ある企業がネットで風評被害を受けたとする。
これは確かに由々しき問題だし、社会として管理や処理をされなくてはいけないかもしれない。
だが、一方で精神的な被害と経済的・物理的被害を切り分けて考えてもみるべきだ。

営利企業が風評被害を受けたとして、名誉が傷つけられたことと、利益が損なわれたことについての直接的因果関係を証明することは難しい。
考えようによっては、「別に悪口を言っている人間はいるかもしれないが、気にしなければいいことだし、ウチは正しいことをやって儲かっているからそれでいい」とも言えるのだ。

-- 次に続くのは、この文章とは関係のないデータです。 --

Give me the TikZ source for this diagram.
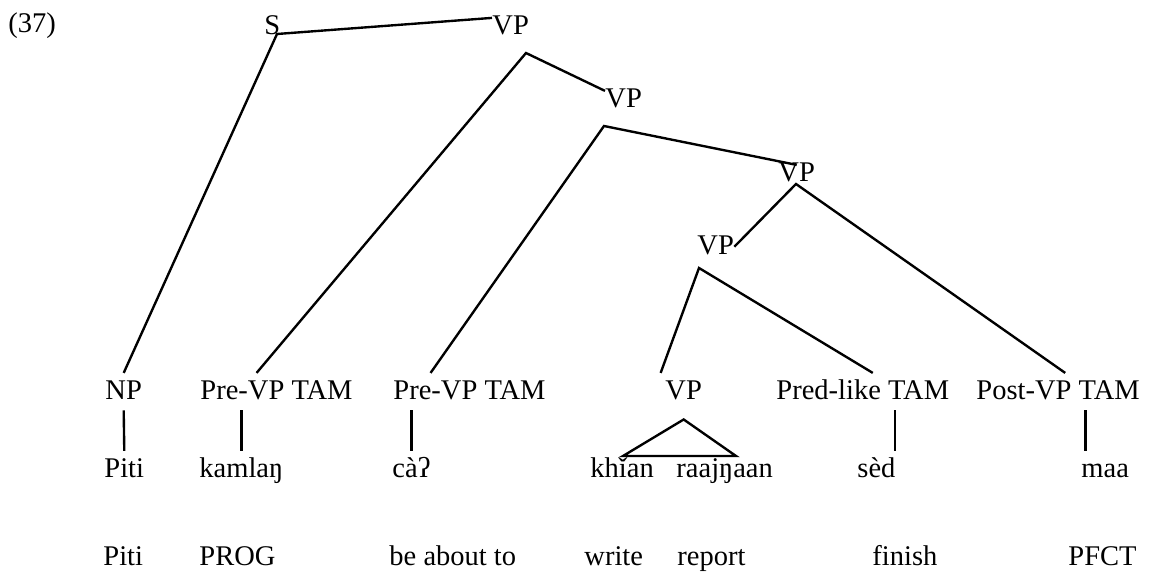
\documentclass[tikz,border=0pt]{standalone}
\usepackage{fontspec}
\setmainfont{Liberation Serif}
\usepackage{tikz}
\usetikzlibrary{calc, positioning}

\begin{document}
\begin{tikzpicture}[
    x=0.421pt, y=-0.421pt,
    every node/.style={font=\fontsize{12}{14}\selectfont, inner xsep=0pt},
    cat/.style={anchor=base west, text height=0.7em, text depth=0pt, inner ysep=0pt},
    leaf/.style={cat, inner ysep=4.2pt},
    word/.style={anchor=base west, text height=0.7em, text depth=0.2em, inner ysep=4.2pt},
    gloss/.style={anchor=base west, inner ysep=0pt},
    branch/.style={line width=1pt},
  ]
    \useasboundingbox (0,0) rectangle (1153,578);
    \node[anchor=base west] (exno) at (8,33) {(37)};

    % phrase nodes
    \node[cat] (s) at (264,35) {S};
    \node[cat] (vpa) at (492,35) {VP};
    \node[cat] (vpb) at (605,108) {VP};
    \node[cat] (vpc) at (778,182) {VP};
    \node[cat] (vpd) at (697,255) {VP};

    % bottom categories
    \node[leaf] (np) at (105,400) {NP};
    \node[leaf] (prevpa) at (200,400) {Pre-VP TAM};
    \node[leaf] (prevpb) at (393,400) {Pre-VP TAM};
    \node[leaf] (vpe) at (665,400) {VP};
    \node[leaf] (predtam) at (776,400) {Pred-like TAM};
    \node[leaf] (postvp) at (976,400) {Post-VP TAM};

    % Thai words
    \node[word] (piti) at (104,478) {Piti};
    \node[word] (kamlang) at (199,478) {kamlaŋ};
    \node[word] (ca) at (392,478) {càʔ};
    \node[word] (khian) at (590,478) {khǐan};
    \node[word] (raajngaan) at (676,478) {raajŋaan};
    \node[word] (sed) at (857,478) {sèd};
    \node[word] (maa) at (1081,478) {maa};

    % glosses
    \node[gloss] (g-piti) at (103,566) {Piti};
    \node[gloss] (g-prog) at (199,566) {PROG};
    \node[gloss] (g-about) at (389,566) {be about to};
    \node[gloss] (g-write) at (584,566) {write};
    \node[gloss] (g-report) at (677,566) {report};
    \node[gloss] (g-finish) at (872,566) {finish};
    \node[gloss] (g-pfct) at (1068,566) {PFCT};

    % branching points
    \coordinate (s-fork) at (277,34);
    \coordinate (vpa-fork) at (526,53);
    \coordinate (vpb-fork) at (604,126);
    \coordinate (vpc-fork) at (796,184);
    \coordinate (vpd-fork) at (699,268);
    \coordinate (predtam-t) at ([xshift=-23pt]predtam.south east);
    \coordinate (postvp-t) at ([xshift=-23pt]postvp.south east);
    \coordinate (tri-l) at (623,456);
    \coordinate (tri-r) at (736,456);

    \draw[branch] (np.north) -- (s-fork) -- (vpa.north west);
    \draw[branch] ([xshift=-8.4pt]prevpa.north) -- (vpa-fork) -- (vpb.north west);
    \draw[branch] ([xshift=-16.4pt]prevpb.north) -- (vpb-fork) -- (vpc.north);
    \draw[branch] (vpd.east) -- (vpc-fork) -- ([xshift=3pt]postvp.north);
    \draw[branch] ([xshift=-9.7pt]vpe.north) -- (vpd-fork) -- ([xshift=4.2pt]predtam.north);

    % lexical lines
    \draw[branch] (np.south) -- (piti.north);
    \draw[branch] (prevpa.south -| kamlang.north) -- (kamlang.north);
    \draw[branch] (prevpb.south -| ca.north) -- (ca.north);
    \draw[branch] (predtam-t) -- (predtam-t |- sed.north);
    \draw[branch] (postvp-t) -- (postvp-t |- maa.north);
    \draw[branch] (tri-l) -- ([yshift=-3.8pt]vpe.south) -- (tri-r) -- cycle;
\end{tikzpicture}
\end{document}
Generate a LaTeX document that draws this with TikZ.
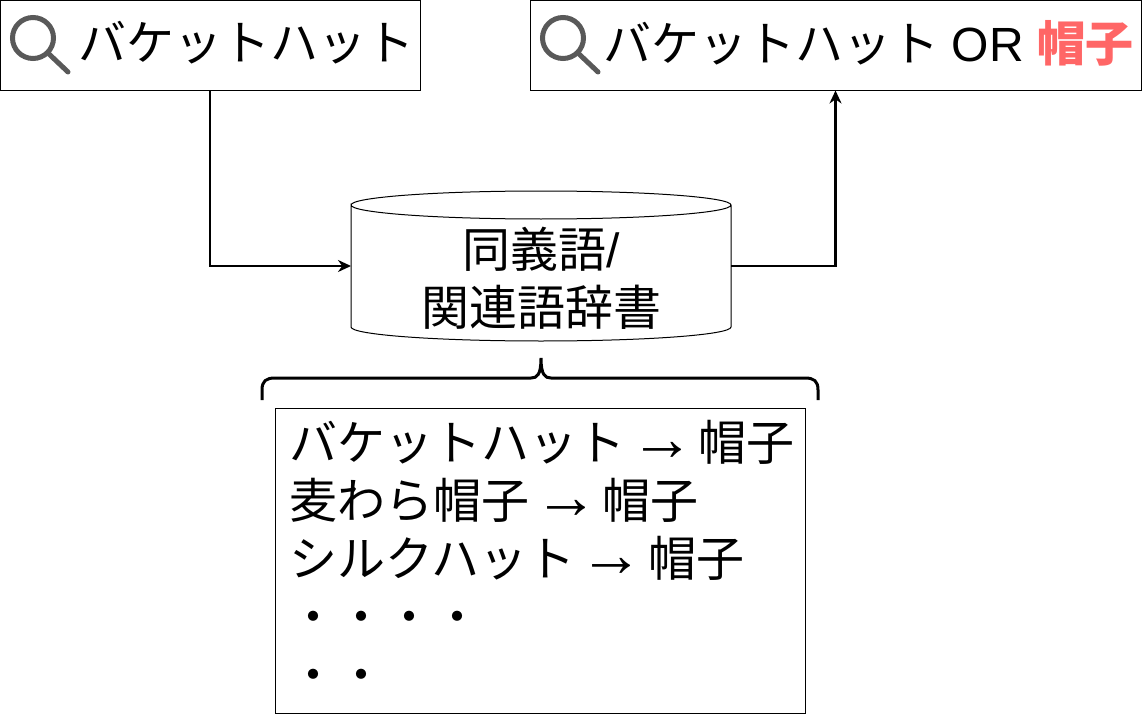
\documentclass[tikz,border=0pt]{standalone}
\usepackage{fontspec}
\setmainfont{Liberation Sans}
\newfontfamily\cjk{Noto Sans CJK JP}
\usetikzlibrary{shapes.geometric,arrows.meta,positioning}
\definecolor{iconcol}{HTML}{595959}
\definecolor{hitcol}{HTML}{FF6666}
\newcommand{\toarrow}{{\normalfont\hspace{4.5pt}\fontsize{64}{58}\selectfont→\hspace{4.5pt}}}
\tikzset{
	boxline/.style={draw=black,line width=1pt,inner sep=0pt,outer sep=0pt},
	bigtext/.style={inner sep=0pt,font=\fontsize{48}{58}\selectfont},
	lens/.style={circle,draw=iconcol,line width=5pt,minimum size=41pt,inner sep=0pt,outer sep=2.5pt},
	handle/.style={draw=iconcol,line width=5pt,line cap=round},
	flow/.style={draw=black,line width=2.5pt,-{Stealth[length=13pt,width=12pt]}},
}
\begin{document}
\begin{tikzpicture}[x=1pt,y=-1pt]
	\useasboundingbox (0,0) rectangle (1142,714);

	% search boxes
	\node [boxline,minimum width=420pt,minimum height=90pt] (query) at (210,45.5) {};
	\node [boxline,minimum width=611pt,minimum height=90pt] (expanded) at (835.5,45.5) {};
	\foreach \b/\x in {query/33, expanded/563}
	{
		\node [lens] (lens\b) at (\x,38) {};
		\coordinate (end\b) at ([xshift=35pt,yshift=-34pt]lens\b.center);
		\draw [handle] (lens\b.-45) -- (end\b);
	}
	\node [bigtext,anchor=west] (querytext) at (78,43) {\cjk バケットハット};
	\node [bigtext,anchor=west] (expandedtext) at (603,43) {\cjk バケットハット\ \hspace{2pt}\normalfont OR \cjk\bfseries\textcolor{hitcol}{帽子}};

	% dictionary
	\node [boxline,draw=none,minimum width=380pt,minimum height=150pt] (dict) at (541,266) {};
	\draw [line width=1pt] ([yshift=-14pt]dict.north west) arc[start angle=180,end angle=-180,x radius=190pt,y radius=14pt] -- ([yshift=14pt]dict.south west) arc[start angle=180,end angle=360,x radius=190pt,y radius=14pt] -- ([yshift=-14pt]dict.north east);
	\node [bigtext,align=center] (dicttext) at ([yshift=-12pt]dict.center) {{\cjk 同義語}/\\{\cjk 関連語辞書}};
	\draw [flow] (query.south) |- (dict.west);
	\draw [flow] (dict.east) -| (expanded.south);

	% brace
	\coordinate (tip) at (541,358);
	\coordinate (bl) at (262,400);
	\coordinate (br) at (818,400);
	\draw [line width=3pt] (bl) -- (262,390) .. controls (262,381) and (266,378) .. (275,378) -- (531,378) .. controls (537,378) and (541,375) .. (tip) .. controls (541,375) and (545,378) .. (551,378) -- (805,378) .. controls (814,378) and (818,381) .. (818,390) -- (br);

	% entries
	\node [boxline,minimum width=530pt,minimum height=305pt,anchor=north west] (entries) at (275.5,408) {};
	\node [bigtext,font=\fontsize{48}{58}\selectfont\cjk,align=left,anchor=north west] (entrytext) at ([xshift=14pt,yshift=-12pt]entries.north west) {バケットハット\toarrow 帽子\\麦わら帽子\toarrow 帽子\\シルクハット\toarrow 帽子\\・・・・\\・・};
\end{tikzpicture}
\end{document}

これは食品衛生の考え方、被害の段階分けで、食品が汚染されたような「気がする」という状態の精神的被害と、実際に食品が汚染されるなどして使えなくなる(経済的被害)あるいは汚染された食品を摂ることによって食中毒などは起きた(健康被害)というものは同じ被害でも、その重要度は変わるというのに似ている。
被害そのものの実質は変わらなくても、考え方次第で受けてのダメージが変わったり、あったはずのものが無視できる程度になったりするのだ。

世の中には変えられるものと変えられないものがある。
苦しさや怖さがあったとして、それが自分の外部にあるもので直接には何もできないものなのか、それとも実は自分の中にあって変えることができる可能性があるものなのかを冷静に判断することは新しいツールや時代の変化の中で生きていくためのコツの一つだ。